Planes para toda la vida, de Antolín (Maten al Mensajero)

La calidez que desprende el arte de Antolín (1983) hace querer que Planes para toda la vida no termine nunca. Que se prolongue y continúe siempre porque, una vez concluido, habrá que sopesar en lo personal cuánto hay de dinosaurio, de niño que no quiere escuela, de adulto de años contados, de soñador y de oso de caverna. Además de rimar la esencia de lo que allí anida con personalidades como Kafka, Proust y Kurt Cobain.

El hechizo que desprende el arte del dibujante salteño -también músico y poeta- coincide con una construcción narrativa paciente, reiterativa, aparentemente quieta. Sin embargo, lo que sucede es tan intenso que hace mella en cada cuadrito, de blanco y negro, en dibujos simpáticos, que inevitablemente se quieren leer, y junto a ellos compartir esas preguntas que siempre rondan, que prometen un mañana de aventuras, pero que luego se conforman con respuestas a la mano. Según se desprende del libro, las respuestas fundamentales descansan en una tarde de dibujos animados. Y si son de Chilly Willy, tanto mejor.
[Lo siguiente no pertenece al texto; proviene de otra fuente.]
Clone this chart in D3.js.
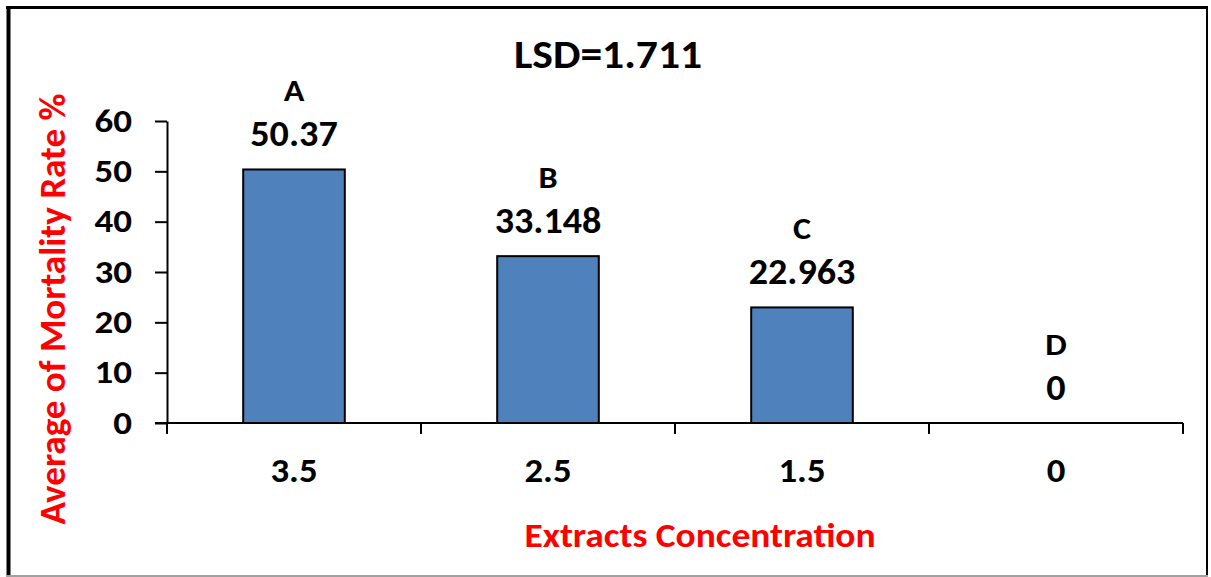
<!DOCTYPE html>
<html>
<head>
<meta charset="utf-8">
<script src="https://cdn.jsdelivr.net/npm/d3@7"></script>
<style>
  html, body { margin: 0; padding: 0; background: #fff; }
  svg { display: block; }
  text { font-family: "Carlito", "Calibri", "Lato", sans-serif; font-weight: bold; }
</style>
</head>
<body>
<svg id="chart" width="1211" height="577"></svg>
<script>
const categories = ["3.5", "2.5", "1.5", "0"];
const values = [50.37, 33.148, 22.963, 0];
const valueLabels = ["50.37", "33.148", "22.963", "0"];
const groupLetters = ["A", "B", "C", "D"];
const yTicks = [0, 10, 20, 30, 40, 50, 60];
const titleText = "LSD=1.711";
const xTitle = "Extracts Concentration";
const yTitle = "Average of Mortality Rate %";

const svg = d3.select("#chart");

// outer frame
svg.append("line").attr("x1", 8.5).attr("x2", 8.5).attr("y1", 6).attr("y2", 577).attr("stroke", "#000").attr("stroke-width", 4);
svg.append("line").attr("x1", 6).attr("x2", 1208).attr("y1", 7.5).attr("y2", 7.5).attr("stroke", "#000").attr("stroke-width", 3);
svg.append("line").attr("x1", 1207).attr("x2", 1207).attr("y1", 6).attr("y2", 577).attr("stroke", "#000").attr("stroke-width", 2);
svg.append("line").attr("x1", 6).attr("x2", 1208).attr("y1", 576).attr("y2", 576).attr("stroke", "#a0a0a0").attr("stroke-width", 2);

const x = d3.scaleBand().domain(categories).range([167, 1183]).paddingInner(0.6).paddingOuter(0.3);
const y = d3.scaleLinear().domain([0, 60]).range([423, 121]);
const cx = c => x(c) + x.bandwidth() / 2;

function label(g, px, py, txt, size, sx, anchor, fill, rot) {
  return g.append("text")
    .attr("transform", `translate(${px},${py})` + (rot ? ` rotate(${rot})` : "") + ` scale(${sx},1)`)
    .attr("text-anchor", anchor || "middle")
    .attr("font-size", size)
    .attr("fill", fill || "#000")
    .text(txt);
}

// bars
svg.selectAll("rect.bar").data(values).enter().append("rect")
  .attr("class", "bar")
  .attr("x", (d, i) => x(categories[i]))
  .attr("width", x.bandwidth())
  .attr("y", d => y(d))
  .attr("height", d => y(0) - y(d))
  .attr("fill", "#4F81BD")
  .attr("stroke", "#000")
  .attr("stroke-width", 2);

// y axis
const yAxis = d3.axisLeft(y).tickValues(yTicks).tickSize(12).tickSizeOuter(0).tickFormat("");
const gy = svg.append("g").attr("transform", "translate(167,0)").call(yAxis);
gy.select(".domain").attr("stroke", "#000").attr("stroke-width", 2);
gy.selectAll(".tick line").attr("stroke", "#000").attr("stroke-width", 2);
gy.selectAll(".tick text").remove();
gy.append("line").attr("x1", 0).attr("x2", 0).attr("y1", y(0)).attr("y2", y(0) + 11).attr("stroke", "#000").attr("stroke-width", 2);
yTicks.forEach(t => label(svg, 132, y(t) + 10.5, String(t), 33, 1.12, "end"));

// x axis
const step = x.step();
const bounds = categories.map(c => x(c) - step * 0.3).concat([x(categories[categories.length - 1]) + x.bandwidth() + step * 0.3]);
svg.append("line").attr("x1", 155).attr("x2", bounds[bounds.length - 1]).attr("y1", y(0)).attr("y2", y(0)).attr("stroke", "#000").attr("stroke-width", 2);
svg.selectAll("line.xtick").data(bounds.slice(1)).enter().append("line")
  .attr("class", "xtick")
  .attr("x1", d => d).attr("x2", d => d)
  .attr("y1", y(0)).attr("y2", y(0) + 11)
  .attr("stroke", "#000").attr("stroke-width", 2);
categories.forEach(c => label(svg, cx(c), 482, c, 35, 1.05));

// value labels and group letters
values.forEach((v, i) => {
  label(svg, cx(categories[i]), y(v) - 23, valueLabels[i], 37, 1.03);
  label(svg, cx(categories[i]), y(v) - 68, groupLetters[i], 31, 1.1);
});

// titles
label(svg, 608, 68, titleText, 40, 1.09);
label(svg, 700, 547, xTitle, 34, 1.1, "middle", "#FF0000");
label(svg, 65, 309, yTitle, 36, 1.03, "middle", "#FF0000", -90);
</script>
</body>
</html>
Antes de que me olviden, de Jo Murúa (Waicomics)

Difícilmente se pueda olvidar a Jo Murúa (1990) tras su primer libro. En Antes de que me olviden, el dibujante de Buenos Aires practica una alquimia variopinta y contundente. La variedad habrá que atribuirla a la procedencia previa del material, que a lo largo de varios años conoció difusión virtual y en fanzines. Libros como éste son reveladores, porque permiten, justamente, encontrar unidad en la producción dispersa y dar una mirada organizada (tarea editorial que es de valía insustituible).

Destaca una historia pequeña, hermosa -"Paciencia y melancolía"-, en donde una pareja duerme y habla en sueños. Apenas dos palabras. Es la última noche juntos y no lo saben. Sólo hay un gato que lo intuye, y lo dialoga con la voz narradora. En una relación de voces que es un hallazgo: los gatos, evidentemente, saben más. Hasta pueden contestarle a esa voz fantasma, omnisciente, tal vez la de quien dibuja desde el mismísimo tablero.